*Raw data:*
──────
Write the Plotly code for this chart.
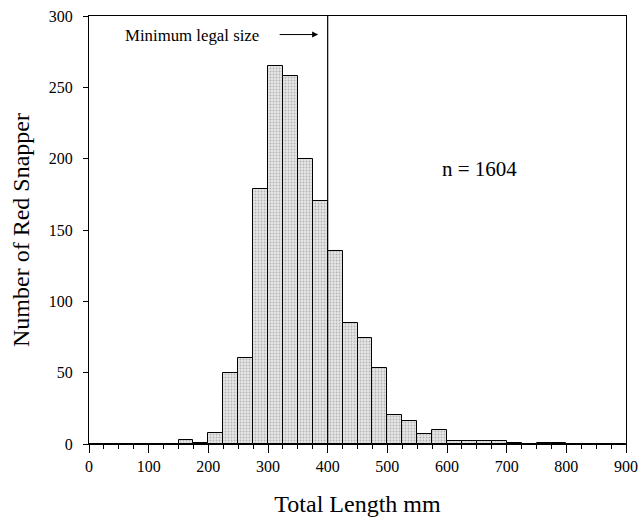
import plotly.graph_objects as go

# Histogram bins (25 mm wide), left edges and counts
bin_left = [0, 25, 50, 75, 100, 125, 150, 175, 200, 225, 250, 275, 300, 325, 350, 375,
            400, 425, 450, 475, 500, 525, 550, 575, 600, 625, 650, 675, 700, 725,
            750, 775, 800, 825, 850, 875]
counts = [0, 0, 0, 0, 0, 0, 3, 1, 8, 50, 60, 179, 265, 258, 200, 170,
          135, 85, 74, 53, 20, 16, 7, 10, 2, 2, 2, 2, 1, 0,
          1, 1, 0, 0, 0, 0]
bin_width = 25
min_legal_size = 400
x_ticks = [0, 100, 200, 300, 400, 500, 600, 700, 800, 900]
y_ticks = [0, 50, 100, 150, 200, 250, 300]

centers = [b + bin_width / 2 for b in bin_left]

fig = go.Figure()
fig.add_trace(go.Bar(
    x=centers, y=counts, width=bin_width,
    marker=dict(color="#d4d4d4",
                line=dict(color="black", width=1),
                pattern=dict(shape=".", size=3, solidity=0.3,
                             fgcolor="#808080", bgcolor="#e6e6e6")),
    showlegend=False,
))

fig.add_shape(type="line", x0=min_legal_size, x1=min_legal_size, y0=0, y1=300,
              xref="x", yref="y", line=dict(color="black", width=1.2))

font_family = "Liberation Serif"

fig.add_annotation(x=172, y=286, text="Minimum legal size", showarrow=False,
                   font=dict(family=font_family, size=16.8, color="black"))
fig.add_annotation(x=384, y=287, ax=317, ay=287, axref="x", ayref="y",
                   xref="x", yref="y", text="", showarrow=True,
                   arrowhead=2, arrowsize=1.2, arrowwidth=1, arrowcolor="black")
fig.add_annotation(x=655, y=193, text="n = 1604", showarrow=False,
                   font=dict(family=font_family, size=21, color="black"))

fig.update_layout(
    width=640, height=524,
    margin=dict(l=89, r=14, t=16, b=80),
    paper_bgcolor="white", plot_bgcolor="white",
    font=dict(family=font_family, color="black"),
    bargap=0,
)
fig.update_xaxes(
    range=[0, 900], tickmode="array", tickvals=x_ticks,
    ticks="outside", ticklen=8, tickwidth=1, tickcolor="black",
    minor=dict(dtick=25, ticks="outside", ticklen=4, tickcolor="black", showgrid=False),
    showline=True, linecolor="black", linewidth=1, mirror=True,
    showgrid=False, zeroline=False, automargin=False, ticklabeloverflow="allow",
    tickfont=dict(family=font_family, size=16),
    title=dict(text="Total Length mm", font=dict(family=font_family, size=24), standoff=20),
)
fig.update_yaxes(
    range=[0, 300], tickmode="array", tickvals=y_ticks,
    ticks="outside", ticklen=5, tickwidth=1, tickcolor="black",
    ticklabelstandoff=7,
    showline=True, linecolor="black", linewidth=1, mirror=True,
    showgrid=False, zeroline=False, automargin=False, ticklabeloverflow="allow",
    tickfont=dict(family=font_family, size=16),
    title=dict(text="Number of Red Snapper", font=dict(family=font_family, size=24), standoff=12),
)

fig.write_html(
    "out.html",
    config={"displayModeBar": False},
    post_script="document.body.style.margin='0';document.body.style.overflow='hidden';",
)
──────
*Exercise:*
Go through the listing above and quote it exactly, apart from its images.

*Solution for this exercise:*
Write the Plotly code for this chart.
import plotly.graph_objects as go

# Histogram bins (25 mm wide), left edges and counts
bin_left = [0, 25, 50, 75, 100, 125, 150, 175, 200, 225, 250, 275, 300, 325, 350, 375,
            400, 425, 450, 475, 500, 525, 550, 575, 600, 625, 650, 675, 700, 725,
            750, 775, 800, 825, 850, 875]
counts = [0, 0, 0, 0, 0, 0, 3, 1, 8, 50, 60, 179, 265, 258, 200, 170,
          135, 85, 74, 53, 20, 16, 7, 10, 2, 2, 2, 2, 1, 0,
          1, 1, 0, 0, 0, 0]
bin_width = 25
min_legal_size = 400
x_ticks = [0, 100, 200, 300, 400, 500, 600, 700, 800, 900]
y_ticks = [0, 50, 100, 150, 200, 250, 300]

centers = [b + bin_width / 2 for b in bin_left]

fig = go.Figure()
fig.add_trace(go.Bar(
    x=centers, y=counts, width=bin_width,
    marker=dict(color="#d4d4d4",
                line=dict(color="black", width=1),
                pattern=dict(shape=".", size=3, solidity=0.3,
                             fgcolor="#808080", bgcolor="#e6e6e6")),
    showlegend=False,
))

fig.add_shape(type="line", x0=min_legal_size, x1=min_legal_size, y0=0, y1=300,
              xref="x", yref="y", line=dict(color="black", width=1.2))

font_family = "Liberation Serif"

fig.add_annotation(x=172, y=286, text="Minimum legal size", showarrow=False,
                   font=dict(family=font_family, size=16.8, color="black"))
fig.add_annotation(x=384, y=287, ax=317, ay=287, axref="x", ayref="y",
                   xref="x", yref="y", text="", showarrow=True,
                   arrowhead=2, arrowsize=1.2, arrowwidth=1, arrowcolor="black")
fig.add_annotation(x=655, y=193, text="n = 1604", showarrow=False,
                   font=dict(family=font_family, size=21, color="black"))

fig.update_layout(
    width=640, height=524,
    margin=dict(l=89, r=14, t=16, b=80),
    paper_bgcolor="white", plot_bgcolor="white",
    font=dict(family=font_family, color="black"),
    bargap=0,
)
fig.update_xaxes(
    range=[0, 900], tickmode="array", tickvals=x_ticks,
    ticks="outside", ticklen=8, tickwidth=1, tickcolor="black",
    minor=dict(dtick=25, ticks="outside", ticklen=4, tickcolor="black", showgrid=False),
    showline=True, linecolor="black", linewidth=1, mirror=True,
    showgrid=False, zeroline=False, automargin=False, ticklabeloverflow="allow",
    tickfont=dict(family=font_family, size=16),
    title=dict(text="Total Length mm", font=dict(family=font_family, size=24), standoff=20),
)
fig.update_yaxes(
    range=[0, 300], tickmode="array", tickvals=y_ticks,
    ticks="outside", ticklen=5, tickwidth=1, tickcolor="black",
    ticklabelstandoff=7,
    showline=True, linecolor="black", linewidth=1, mirror=True,
    showgrid=False, zeroline=False, automargin=False, ticklabeloverflow="allow",
    tickfont=dict(family=font_family, size=16),
    title=dict(text="Number of Red Snapper", font=dict(family=font_family, size=24), standoff=12),
)

fig.write_html(
    "out.html",
    config={"displayModeBar": False},
    post_script="document.body.style.margin='0';document.body.style.overflow='hidden';",
)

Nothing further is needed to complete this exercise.